The Commonwealth insists that the Public Defender’s Office should not be permitted to bring speedy trial claims when its ex parte Agreement with the Court Administrator is the cause of the delay. We agree that appeals based on this issue must cease as they waste precious time and resources of both the court and counsel. Therefore, we hold that where a speedy trial violation occurs which otherwise would have been avoided if not for the Agreement, appellant cannot prevail on that issue. We emphasize the necessity that the delay be otherwise avoidable but for the Agreement.5

Because the delay between the filing of the Notice and appellant’s first trial date was not the result of the Commonwealth’s lack of due diligence, we find that the trial court properly denied the motion to dismiss. Judgment of sentence affirmed.

. The Rule provides in pertinent part:

A trial de novo in the Court of Common Pleas shall commence within a period of ninety (90) days after the notice of appeal from the Municipal Court is filed.

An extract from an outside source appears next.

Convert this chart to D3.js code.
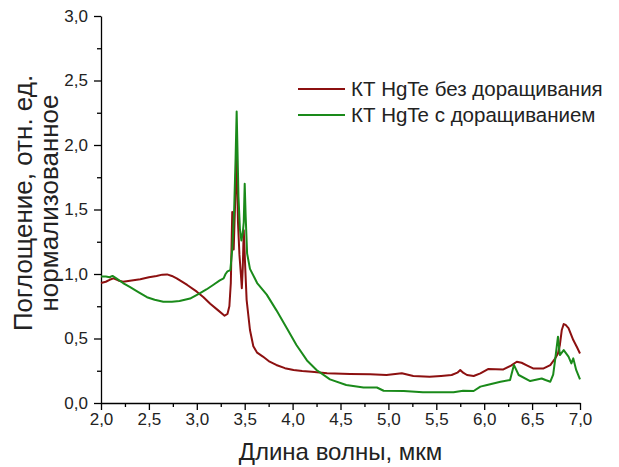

In all other respects the provisions of Rule 1100 shall apply to such trials in the Court of Common Pleas.

Pa.R.Crim.P. 6013(g).

.Apparently, after the Commonwealth files the bills, they are then “coded.” Mr. Muraglia explained that it takes at least three working days for the coding to take place. The Commonwealth filed the bills on Wednesday and arraignment was scheduled for the following Monday.

. On Februaiy 9, 1993 appellant appeared at a status listing and, because he declined a plea offer made by the Commonwealth, his trial date remained the same.

. Without the Agreement, cases typically do not exceed twelve (12) cases per courtroom per day.

. Here that requirement clearly was met when Mr. Muraglia testified that if the Agreement was not in place, appellant could have been tried prior to the February 25, 1993 run date. This was proven by Mr. Muraglia’s assigning an earlier trial date to a privately represented defendant on the same day appellant was assigned his date.